Music / “Beethoven’s Eroica”, Australian Haydn Ensemble. At Wesley Uniting Church, August 4. Reviewed by GRAHAM McDONALD.

IT was common practice in the late 18th and early 19th centuries for popular composers to arrange orchestral works for smaller groups of musicians. 

Where larger orchestras performed mainly for their aristocratic employers and a limited audience, a condensed arrangement of a symphony or other larger scale orchestral works could be played by a greater range of amateur and professional musicians and heard by many more people. 

It also meant that the composers and their publishers could sell the sheet music to a wider spread of the musical world.

The Australian Haydn Ensemble has been exploring this aspect of classical music with various programs over the past few years, including small-scale arrangements of Haydn symphonies in particular. 

For this program they have taken the idea to the next level, performing symphonies by Mozart and Beethoven using contemporary arrangements for seven instruments, two violins, two violas, cello, bass and transverse keyless flute.

In addition to Mozart and Beethoven, the concert opened with the first movement of a symphony by Paul Wranitsky, a contemporary and friend of Haydn Mozart and Beethoven. This is performed by just the six strings with great enjoyment by the players with precise phrasing throughout. A performance of the full symphony would be an interesting inclusion in a future program.

This was followed by the well-known Mozart “Symphony No.40 in G minor, K550” in an arrangement for six strings and flute by the Venetian musician Giambattista Cimador.

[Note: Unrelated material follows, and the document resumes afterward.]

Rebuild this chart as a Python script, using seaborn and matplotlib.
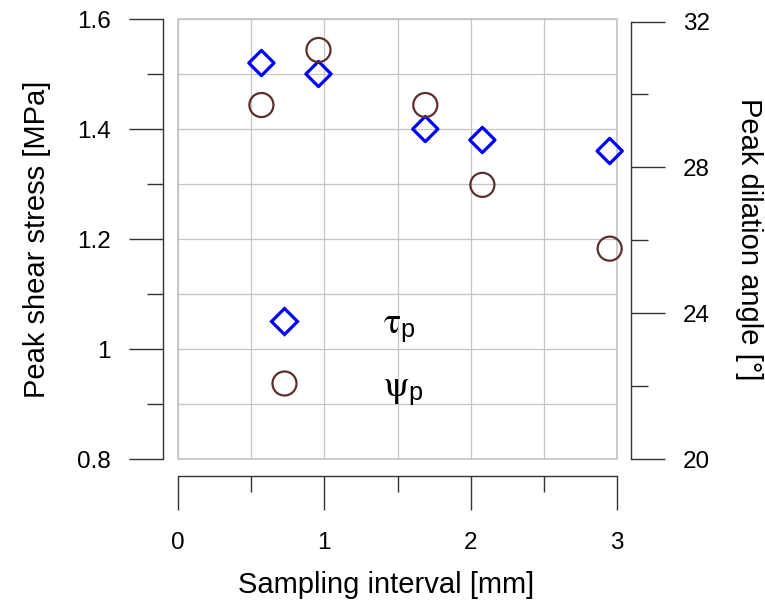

The pared-back instrumentation keeps the core of the music intact with all Mozart’s glorious themes and it was a delight to watch the interaction of the musicians throughout as they watched each other for cues and dynamics.

The final work for the concert was the Symphony No 3 in E flat major, “Eroica”, by Beethoven, again arranged for six strings and flute. 

This is a long piece of music, around 45 minutes and, however well played, lacks variation in tonal colouring with the limited instrumentation over that length. 

Allowing for two violin parts, viola, cello and bass, it leaves only the second viola and the flute to fill in what would otherwise have been played by flutes, oboes, bassoons, trumpets and horns. 

For all those limitations, this was an exemplary performance from the seven musicians, an insight into the musical world of two centuries ago and shows some admirable scholarship in bringing to the fore lesser known musical aspects of this period.